**** Supplied data

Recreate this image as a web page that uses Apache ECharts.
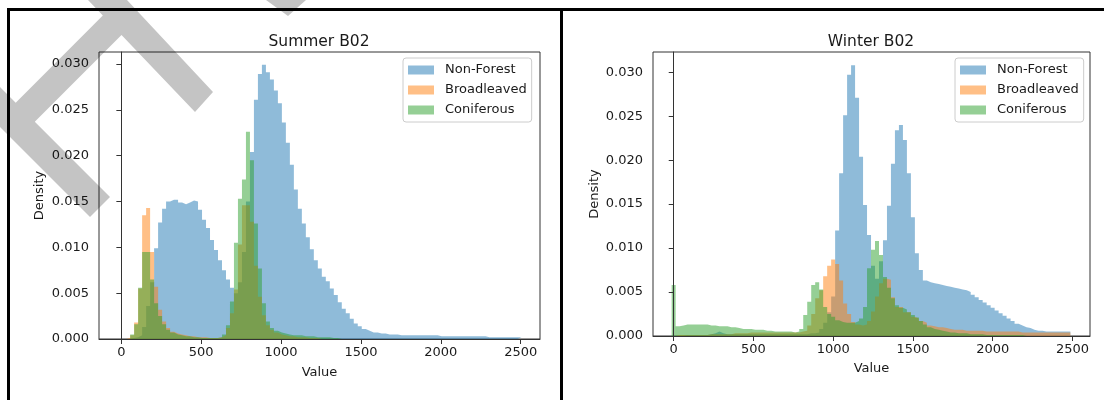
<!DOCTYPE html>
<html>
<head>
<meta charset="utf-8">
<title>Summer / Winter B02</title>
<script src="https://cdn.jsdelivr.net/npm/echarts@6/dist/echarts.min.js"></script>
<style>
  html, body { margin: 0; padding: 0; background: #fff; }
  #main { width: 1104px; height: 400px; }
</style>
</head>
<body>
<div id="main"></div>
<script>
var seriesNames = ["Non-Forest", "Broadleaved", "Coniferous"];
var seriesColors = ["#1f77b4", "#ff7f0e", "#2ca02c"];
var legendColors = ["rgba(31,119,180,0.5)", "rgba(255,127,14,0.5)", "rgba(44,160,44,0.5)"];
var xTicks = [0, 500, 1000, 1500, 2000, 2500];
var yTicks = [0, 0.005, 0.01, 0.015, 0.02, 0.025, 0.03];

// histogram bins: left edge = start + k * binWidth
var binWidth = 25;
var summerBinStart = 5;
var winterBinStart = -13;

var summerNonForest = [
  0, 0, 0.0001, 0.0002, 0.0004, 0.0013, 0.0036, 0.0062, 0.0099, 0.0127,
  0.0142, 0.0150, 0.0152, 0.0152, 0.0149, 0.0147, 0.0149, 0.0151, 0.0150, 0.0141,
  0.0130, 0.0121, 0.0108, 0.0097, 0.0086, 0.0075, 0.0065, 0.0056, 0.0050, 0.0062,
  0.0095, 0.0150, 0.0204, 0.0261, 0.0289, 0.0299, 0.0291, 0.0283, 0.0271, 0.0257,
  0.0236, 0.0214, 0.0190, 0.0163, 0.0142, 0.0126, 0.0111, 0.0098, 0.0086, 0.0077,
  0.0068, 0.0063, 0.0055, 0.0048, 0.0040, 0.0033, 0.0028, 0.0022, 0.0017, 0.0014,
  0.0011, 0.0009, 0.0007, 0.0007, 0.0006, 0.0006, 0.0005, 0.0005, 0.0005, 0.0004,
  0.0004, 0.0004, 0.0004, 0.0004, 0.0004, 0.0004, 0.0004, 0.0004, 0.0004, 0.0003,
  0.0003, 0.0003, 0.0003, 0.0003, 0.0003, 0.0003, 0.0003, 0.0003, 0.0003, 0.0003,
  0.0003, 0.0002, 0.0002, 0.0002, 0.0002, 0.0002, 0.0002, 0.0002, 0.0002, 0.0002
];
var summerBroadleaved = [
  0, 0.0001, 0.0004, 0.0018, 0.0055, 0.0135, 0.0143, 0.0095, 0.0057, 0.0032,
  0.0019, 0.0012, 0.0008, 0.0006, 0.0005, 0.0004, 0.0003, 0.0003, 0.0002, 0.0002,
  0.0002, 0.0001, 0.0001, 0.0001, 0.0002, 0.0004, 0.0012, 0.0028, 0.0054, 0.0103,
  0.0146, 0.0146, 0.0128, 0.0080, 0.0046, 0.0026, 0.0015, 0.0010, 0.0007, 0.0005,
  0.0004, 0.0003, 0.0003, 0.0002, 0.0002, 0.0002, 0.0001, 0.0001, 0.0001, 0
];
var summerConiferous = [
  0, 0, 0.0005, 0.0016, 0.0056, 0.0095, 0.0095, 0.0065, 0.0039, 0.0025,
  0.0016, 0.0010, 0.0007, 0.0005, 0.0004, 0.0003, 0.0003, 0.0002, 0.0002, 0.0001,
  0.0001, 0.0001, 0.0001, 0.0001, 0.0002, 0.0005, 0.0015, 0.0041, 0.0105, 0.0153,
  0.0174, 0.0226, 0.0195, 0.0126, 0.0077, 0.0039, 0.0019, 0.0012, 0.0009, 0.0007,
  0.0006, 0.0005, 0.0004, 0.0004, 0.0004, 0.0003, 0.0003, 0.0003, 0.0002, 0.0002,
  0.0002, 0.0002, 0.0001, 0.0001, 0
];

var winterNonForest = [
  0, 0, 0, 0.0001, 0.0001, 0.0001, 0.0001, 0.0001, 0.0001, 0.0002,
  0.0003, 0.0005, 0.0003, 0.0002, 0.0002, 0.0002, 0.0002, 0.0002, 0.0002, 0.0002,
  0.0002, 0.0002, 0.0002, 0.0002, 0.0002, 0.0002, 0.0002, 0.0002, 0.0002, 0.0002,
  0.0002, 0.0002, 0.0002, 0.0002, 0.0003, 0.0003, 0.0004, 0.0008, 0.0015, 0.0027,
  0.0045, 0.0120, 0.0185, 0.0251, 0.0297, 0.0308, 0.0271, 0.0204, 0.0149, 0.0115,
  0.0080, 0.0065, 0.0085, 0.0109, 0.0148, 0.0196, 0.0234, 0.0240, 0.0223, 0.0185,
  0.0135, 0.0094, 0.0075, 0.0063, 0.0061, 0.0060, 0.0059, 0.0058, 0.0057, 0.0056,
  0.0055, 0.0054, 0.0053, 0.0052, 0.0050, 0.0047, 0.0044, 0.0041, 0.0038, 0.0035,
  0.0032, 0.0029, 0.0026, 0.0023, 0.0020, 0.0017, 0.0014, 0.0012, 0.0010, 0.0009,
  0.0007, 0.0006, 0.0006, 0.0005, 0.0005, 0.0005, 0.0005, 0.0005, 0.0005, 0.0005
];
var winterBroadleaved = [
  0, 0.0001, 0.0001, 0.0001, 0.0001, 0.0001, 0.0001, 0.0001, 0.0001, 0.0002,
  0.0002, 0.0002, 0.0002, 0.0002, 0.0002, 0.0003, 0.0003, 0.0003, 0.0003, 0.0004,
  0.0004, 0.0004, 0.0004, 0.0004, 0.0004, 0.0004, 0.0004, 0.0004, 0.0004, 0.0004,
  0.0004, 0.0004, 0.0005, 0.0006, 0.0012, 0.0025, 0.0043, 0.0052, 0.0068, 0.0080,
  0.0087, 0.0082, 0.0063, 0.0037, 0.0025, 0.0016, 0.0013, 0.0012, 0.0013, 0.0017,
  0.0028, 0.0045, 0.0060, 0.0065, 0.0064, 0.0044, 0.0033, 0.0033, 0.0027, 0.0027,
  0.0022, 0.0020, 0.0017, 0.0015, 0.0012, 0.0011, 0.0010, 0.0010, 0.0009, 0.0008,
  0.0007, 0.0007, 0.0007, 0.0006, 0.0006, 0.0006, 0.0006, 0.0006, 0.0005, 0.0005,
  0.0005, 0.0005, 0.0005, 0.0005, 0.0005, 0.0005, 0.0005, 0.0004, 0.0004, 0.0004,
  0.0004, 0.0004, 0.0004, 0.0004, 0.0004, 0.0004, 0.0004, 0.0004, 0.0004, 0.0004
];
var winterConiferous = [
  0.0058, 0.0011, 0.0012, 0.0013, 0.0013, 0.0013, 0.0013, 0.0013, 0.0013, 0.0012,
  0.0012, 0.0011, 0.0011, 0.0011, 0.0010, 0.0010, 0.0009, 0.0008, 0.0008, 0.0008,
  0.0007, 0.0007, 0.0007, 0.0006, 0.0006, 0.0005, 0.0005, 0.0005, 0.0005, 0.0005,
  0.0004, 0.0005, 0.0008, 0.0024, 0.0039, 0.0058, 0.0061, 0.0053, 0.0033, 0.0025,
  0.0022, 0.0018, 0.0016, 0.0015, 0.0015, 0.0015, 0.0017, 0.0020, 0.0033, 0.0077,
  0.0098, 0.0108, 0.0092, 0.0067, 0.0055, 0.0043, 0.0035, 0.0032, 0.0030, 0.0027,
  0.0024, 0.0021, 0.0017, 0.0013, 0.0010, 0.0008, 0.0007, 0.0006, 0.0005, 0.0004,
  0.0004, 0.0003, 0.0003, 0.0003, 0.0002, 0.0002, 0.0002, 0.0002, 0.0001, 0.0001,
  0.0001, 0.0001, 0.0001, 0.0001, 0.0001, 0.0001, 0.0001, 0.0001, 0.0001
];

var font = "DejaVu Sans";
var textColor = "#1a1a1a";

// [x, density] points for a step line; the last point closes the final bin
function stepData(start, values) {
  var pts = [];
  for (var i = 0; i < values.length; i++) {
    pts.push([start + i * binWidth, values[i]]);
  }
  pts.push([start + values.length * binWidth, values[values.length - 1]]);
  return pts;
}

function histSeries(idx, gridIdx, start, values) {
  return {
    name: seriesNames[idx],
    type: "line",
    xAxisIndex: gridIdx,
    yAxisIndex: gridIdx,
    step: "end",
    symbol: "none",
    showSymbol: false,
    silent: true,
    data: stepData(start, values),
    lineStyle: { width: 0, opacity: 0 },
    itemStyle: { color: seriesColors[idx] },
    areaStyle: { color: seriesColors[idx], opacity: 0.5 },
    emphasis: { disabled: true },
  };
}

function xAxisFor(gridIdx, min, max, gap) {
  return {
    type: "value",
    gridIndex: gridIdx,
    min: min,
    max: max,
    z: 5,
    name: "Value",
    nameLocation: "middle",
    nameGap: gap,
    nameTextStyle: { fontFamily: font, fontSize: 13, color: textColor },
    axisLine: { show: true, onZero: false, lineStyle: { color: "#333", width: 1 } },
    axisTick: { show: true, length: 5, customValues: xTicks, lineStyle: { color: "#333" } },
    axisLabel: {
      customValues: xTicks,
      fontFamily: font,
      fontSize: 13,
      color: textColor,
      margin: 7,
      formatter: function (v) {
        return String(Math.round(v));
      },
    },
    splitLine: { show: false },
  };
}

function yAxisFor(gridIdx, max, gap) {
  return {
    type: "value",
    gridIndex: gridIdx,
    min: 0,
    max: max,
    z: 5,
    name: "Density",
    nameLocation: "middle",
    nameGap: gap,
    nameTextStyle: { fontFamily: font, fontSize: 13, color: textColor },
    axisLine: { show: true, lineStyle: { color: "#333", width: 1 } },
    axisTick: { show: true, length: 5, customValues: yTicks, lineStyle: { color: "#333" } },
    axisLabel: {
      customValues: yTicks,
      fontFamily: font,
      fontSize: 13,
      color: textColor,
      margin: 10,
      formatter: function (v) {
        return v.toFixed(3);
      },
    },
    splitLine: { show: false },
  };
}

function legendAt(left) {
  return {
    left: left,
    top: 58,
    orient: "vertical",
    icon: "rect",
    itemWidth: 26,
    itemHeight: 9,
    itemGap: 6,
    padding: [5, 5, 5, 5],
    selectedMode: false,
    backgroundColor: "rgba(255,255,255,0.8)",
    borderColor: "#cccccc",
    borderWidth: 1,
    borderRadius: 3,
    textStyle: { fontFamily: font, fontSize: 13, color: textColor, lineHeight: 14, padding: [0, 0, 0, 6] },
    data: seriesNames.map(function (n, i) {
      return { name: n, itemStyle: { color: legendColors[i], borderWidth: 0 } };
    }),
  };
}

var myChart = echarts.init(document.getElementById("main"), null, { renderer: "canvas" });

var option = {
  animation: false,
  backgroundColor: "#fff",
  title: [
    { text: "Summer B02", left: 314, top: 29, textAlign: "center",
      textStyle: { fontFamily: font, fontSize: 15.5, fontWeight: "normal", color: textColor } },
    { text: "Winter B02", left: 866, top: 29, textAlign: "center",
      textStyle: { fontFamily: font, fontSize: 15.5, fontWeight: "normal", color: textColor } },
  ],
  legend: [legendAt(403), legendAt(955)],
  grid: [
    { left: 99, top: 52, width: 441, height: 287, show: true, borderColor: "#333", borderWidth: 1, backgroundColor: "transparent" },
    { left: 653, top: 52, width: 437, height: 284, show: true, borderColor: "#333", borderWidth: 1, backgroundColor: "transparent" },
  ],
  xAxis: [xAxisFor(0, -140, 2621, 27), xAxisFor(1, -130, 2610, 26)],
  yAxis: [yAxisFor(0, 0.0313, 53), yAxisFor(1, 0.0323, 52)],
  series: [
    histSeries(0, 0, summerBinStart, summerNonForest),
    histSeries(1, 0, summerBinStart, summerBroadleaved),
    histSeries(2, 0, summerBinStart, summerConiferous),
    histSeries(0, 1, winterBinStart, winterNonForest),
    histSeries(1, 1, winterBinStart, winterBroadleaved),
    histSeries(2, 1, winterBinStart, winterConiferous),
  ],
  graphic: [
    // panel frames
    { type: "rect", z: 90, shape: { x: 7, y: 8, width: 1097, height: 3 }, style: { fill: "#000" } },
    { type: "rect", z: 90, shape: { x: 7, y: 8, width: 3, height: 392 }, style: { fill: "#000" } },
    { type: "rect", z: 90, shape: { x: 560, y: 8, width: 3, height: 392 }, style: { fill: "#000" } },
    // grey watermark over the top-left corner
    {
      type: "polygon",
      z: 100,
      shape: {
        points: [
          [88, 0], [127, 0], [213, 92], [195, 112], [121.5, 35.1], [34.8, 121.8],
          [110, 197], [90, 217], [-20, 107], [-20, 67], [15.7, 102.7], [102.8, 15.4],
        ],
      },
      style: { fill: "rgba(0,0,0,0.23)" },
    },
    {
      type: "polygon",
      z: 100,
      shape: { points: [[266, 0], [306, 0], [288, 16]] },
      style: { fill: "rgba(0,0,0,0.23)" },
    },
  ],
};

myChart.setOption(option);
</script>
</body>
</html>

********

▶ [Problem description] The lines from the start of the data through the line that contains "var winterBinStart = -13;" are to be returned exactly, please, with both ends included and every picture left out.

▶ [Finished exercise]
Recreate this image as a web page that uses Apache ECharts.
<!DOCTYPE html>
<html>
<head>
<meta charset="utf-8">
<title>Summer / Winter B02</title>
<script src="https://cdn.jsdelivr.net/npm/echarts@6/dist/echarts.min.js"></script>
<style>
  html, body { margin: 0; padding: 0; background: #fff; }
  #main { width: 1104px; height: 400px; }
</style>
</head>
<body>
<div id="main"></div>
<script>
var seriesNames = ["Non-Forest", "Broadleaved", "Coniferous"];
var seriesColors = ["#1f77b4", "#ff7f0e", "#2ca02c"];
var legendColors = ["rgba(31,119,180,0.5)", "rgba(255,127,14,0.5)", "rgba(44,160,44,0.5)"];
var xTicks = [0, 500, 1000, 1500, 2000, 2500];
var yTicks = [0, 0.005, 0.01, 0.015, 0.02, 0.025, 0.03];

// histogram bins: left edge = start + k * binWidth
var binWidth = 25;
var summerBinStart = 5;
var winterBinStart = -13;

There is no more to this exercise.